It is required that the lines from the top of the listing through the line with "var yTicks = d3.range(0, 101, 4);" be reproduced exactly, excluding pictures.
=======
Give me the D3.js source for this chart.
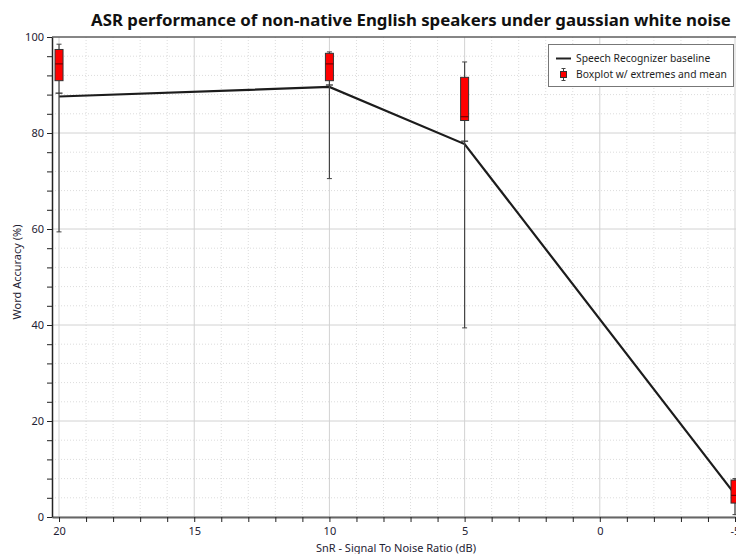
<!DOCTYPE html>
<html>
<head>
<meta charset="utf-8">
<script src="https://cdn.jsdelivr.net/npm/d3@7"></script>
<style>
  body { margin: 0; background: #fff; }
  svg { display: block; font-family: "Noto Sans", "Open Sans", sans-serif; }
</style>
</head>
<body>
<div id="chart"></div>
<script>
// values
var snr = [20, 10, 5, -5];
var baseline = [87.6, 89.6, 77.7, 4.7];
var boxMin = [59.4, 70.5, 39.4, 0.5];
var boxQ1 = [90.9, 90.9, 82.6, 2.9];
var boxMedian = [94.4, 94.4, 83.4, 4.5];
var boxQ3 = [97.4, 96.6, 91.6, 7.7];
var boxMax = [98.5, 96.9, 94.8, 8.0];
var boxMean = [88.3, 90.0, 78.3, 4.2];
var xTicks = d3.range(20, -6, -1);
var yTicks = d3.range(0, 101, 4);

// dimensions of the graph
var margin = { top: 37, right: 0, bottom: 37, left: 52 },
    width = 736 - margin.left - margin.right,
    height = 554 - margin.top - margin.bottom;

var root = d3.select("#chart")
    .append("svg")
    .attr("width", 736)
    .attr("height", 554);

var svg = root.append("g")
    .attr("transform", "translate(" + margin.left + "," + margin.top + ")");

// scales (x runs backwards, 20 dB on the left)
var x = d3.scaleLinear()
    .domain([20.26, -5])
    .range([0, 683]);

var y = d3.scaleLinear()
    .domain([0, 100])
    .range([height, 0]);

// grid lines: dotted minor, solid major
svg.append("g").selectAll("line")
    .data(xTicks)
    .enter().append("line")
    .attr("x1", function (d) { return x(d); })
    .attr("x2", function (d) { return x(d); })
    .attr("y1", 0)
    .attr("y2", height)
    .attr("stroke", function (d) { return d % 5 === 0 ? "#d2d2d2" : "#dcdcdc"; })
    .attr("stroke-dasharray", function (d) { return d % 5 === 0 ? null : "1,2"; });

svg.append("g").selectAll("line")
    .data(yTicks)
    .enter().append("line")
    .attr("x1", 0)
    .attr("x2", width)
    .attr("y1", function (d) { return y(d); })
    .attr("y2", function (d) { return y(d); })
    .attr("stroke", function (d) { return d % 20 === 0 ? "#d2d2d2" : "#dcdcdc"; })
    .attr("stroke-dasharray", function (d) { return d % 20 === 0 ? null : "1,2"; });

// top frame
svg.append("line")
    .attr("x1", 0).attr("x2", width)
    .attr("y1", 0).attr("y2", 0)
    .attr("stroke", "#222");

// axes
var xAxis = svg.append("g")
    .attr("transform", "translate(0," + height + ")")
    .call(d3.axisBottom(x)
        .tickValues(xTicks)
        .tickSize(5)
        .tickSizeOuter(0)
        .tickFormat(function (d) { return d % 5 === 0 ? d : ""; }));

var yAxis = svg.append("g")
    .call(d3.axisLeft(y)
        .tickValues(yTicks)
        .tickSize(5)
        .tickSizeOuter(0)
        .tickFormat(function (d) { return d % 20 === 0 ? d : ""; }));

[xAxis, yAxis].forEach(function (a) {
    a.select(".domain").attr("stroke", "#222").attr("stroke-width", 1.5);
    a.selectAll(".tick line").attr("stroke", "#222");
    a.selectAll(".tick text")
        .attr("fill", "#1e2233")
        .style("font-size", "11px")
        .style("font-family", "\"Noto Sans\", sans-serif");
});
xAxis.select(".domain").attr("stroke", "#666").attr("stroke-width", 2);
xAxis.selectAll(".tick text").attr("dy", "0.9em");

// baseline line
var line = d3.line()
    .x(function (d, i) { return x(snr[i]); })
    .y(function (d) { return y(d); });

svg.append("path")
    .datum(baseline)
    .attr("d", line)
    .attr("fill", "none")
    .attr("stroke", "#1c1c1c")
    .attr("stroke-width", 2.2);

// boxplots
var boxW = 8, capW = 5, meanW = 7;
var boxes = svg.append("g").selectAll("g")
    .data(snr)
    .enter().append("g");

boxes.append("line")
    .attr("x1", function (d) { return x(d); })
    .attr("x2", function (d) { return x(d); })
    .attr("y1", function (d, i) { return y(boxMax[i]); })
    .attr("y2", function (d, i) { return y(boxMin[i]); })
    .attr("stroke", "#444")
    .attr("stroke-width", 1.2);

boxes.append("line")
    .attr("x1", function (d) { return x(d) - capW / 2; })
    .attr("x2", function (d) { return x(d) + capW / 2; })
    .attr("y1", function (d, i) { return y(boxMax[i]); })
    .attr("y2", function (d, i) { return y(boxMax[i]); })
    .attr("stroke", "#444");

boxes.append("line")
    .attr("x1", function (d) { return x(d) - capW / 2; })
    .attr("x2", function (d) { return x(d) + capW / 2; })
    .attr("y1", function (d, i) { return y(boxMin[i]); })
    .attr("y2", function (d, i) { return y(boxMin[i]); })
    .attr("stroke", "#444");

boxes.append("line")
    .attr("x1", function (d) { return x(d) - meanW / 2; })
    .attr("x2", function (d) { return x(d) + meanW / 2; })
    .attr("y1", function (d, i) { return y(boxMean[i]); })
    .attr("y2", function (d, i) { return y(boxMean[i]); })
    .attr("stroke", "#333")
    .attr("stroke-width", 1.3);

boxes.append("rect")
    .attr("x", function (d) { return x(d) - boxW / 2; })
    .attr("y", function (d, i) { return y(boxQ3[i]); })
    .attr("width", boxW)
    .attr("height", function (d, i) { return y(boxQ1[i]) - y(boxQ3[i]); })
    .attr("fill", "#ff0000")
    .attr("stroke", "#333")
    .attr("stroke-width", 1);

boxes.append("line")
    .attr("x1", function (d) { return x(d) - boxW / 2; })
    .attr("x2", function (d) { return x(d) + boxW / 2; })
    .attr("y1", function (d, i) { return y(boxMedian[i]); })
    .attr("y2", function (d, i) { return y(boxMedian[i]); })
    .attr("stroke", "#7a0000")
    .attr("stroke-width", 1.2);

// legend
var legend = root.append("g");
legend.append("rect")
    .attr("x", 548.5).attr("y", 44.5)
    .attr("width", 185).attr("height", 42)
    .attr("fill", "#fff")
    .attr("stroke", "#777");

legend.append("line")
    .attr("x1", 556).attr("x2", 571)
    .attr("y1", 58.5).attr("y2", 58.5)
    .attr("stroke", "#222").attr("stroke-width", 2);

legend.append("line")
    .attr("x1", 563.5).attr("x2", 563.5)
    .attr("y1", 68).attr("y2", 81)
    .attr("stroke", "#444");
legend.append("line")
    .attr("x1", 561.5).attr("x2", 565.5)
    .attr("y1", 68.5).attr("y2", 68.5)
    .attr("stroke", "#444");
legend.append("line")
    .attr("x1", 561.5).attr("x2", 565.5)
    .attr("y1", 80.5).attr("y2", 80.5)
    .attr("stroke", "#444");
legend.append("rect")
    .attr("x", 560.5).attr("y", 71.5)
    .attr("width", 6).attr("height", 6)
    .attr("fill", "#ff0000").attr("stroke", "#333");

legend.selectAll("text")
    .data(["Speech Recognizer baseline", "Boxplot w/ extremes and mean"])
    .enter().append("text")
    .attr("x", 576)
    .attr("y", function (d, i) { return 62 + i * 16; })
    .style("font-size", "10.3px")
    .attr("fill", "#1e1e1e")
    .text(function (d) { return d; });

// titles
root.append("text")
    .attr("x", 411)
    .attr("y", 26)
    .attr("text-anchor", "middle")
    .style("font-size", "16.8px")
    .style("font-weight", "bold")
    .attr("fill", "#111")
    .text("ASR performance of non-native English speakers under gaussian white noise");

root.append("text")
    .attr("x", 396)
    .attr("y", 552)
    .attr("text-anchor", "middle")
    .style("font-size", "11px")
    .attr("fill", "#1e2233")
    .text("SnR - Signal To Noise Ratio (dB)");

root.append("text")
    .attr("transform", "translate(21,272) rotate(-90)")
    .attr("text-anchor", "middle")
    .style("font-size", "11px")
    .attr("fill", "#1e2233")
    .text("Word Accuracy (%)");
</script>
</body>
</html>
=======
§ **Task answer**:
Give me the D3.js source for this chart.
<!DOCTYPE html>
<html>
<head>
<meta charset="utf-8">
<script src="https://cdn.jsdelivr.net/npm/d3@7"></script>
<style>
  body { margin: 0; background: #fff; }
  svg { display: block; font-family: "Noto Sans", "Open Sans", sans-serif; }
</style>
</head>
<body>
<div id="chart"></div>
<script>
// values
var snr = [20, 10, 5, -5];
var baseline = [87.6, 89.6, 77.7, 4.7];
var boxMin = [59.4, 70.5, 39.4, 0.5];
var boxQ1 = [90.9, 90.9, 82.6, 2.9];
var boxMedian = [94.4, 94.4, 83.4, 4.5];
var boxQ3 = [97.4, 96.6, 91.6, 7.7];
var boxMax = [98.5, 96.9, 94.8, 8.0];
var boxMean = [88.3, 90.0, 78.3, 4.2];
var xTicks = d3.range(20, -6, -1);
var yTicks = d3.range(0, 101, 4);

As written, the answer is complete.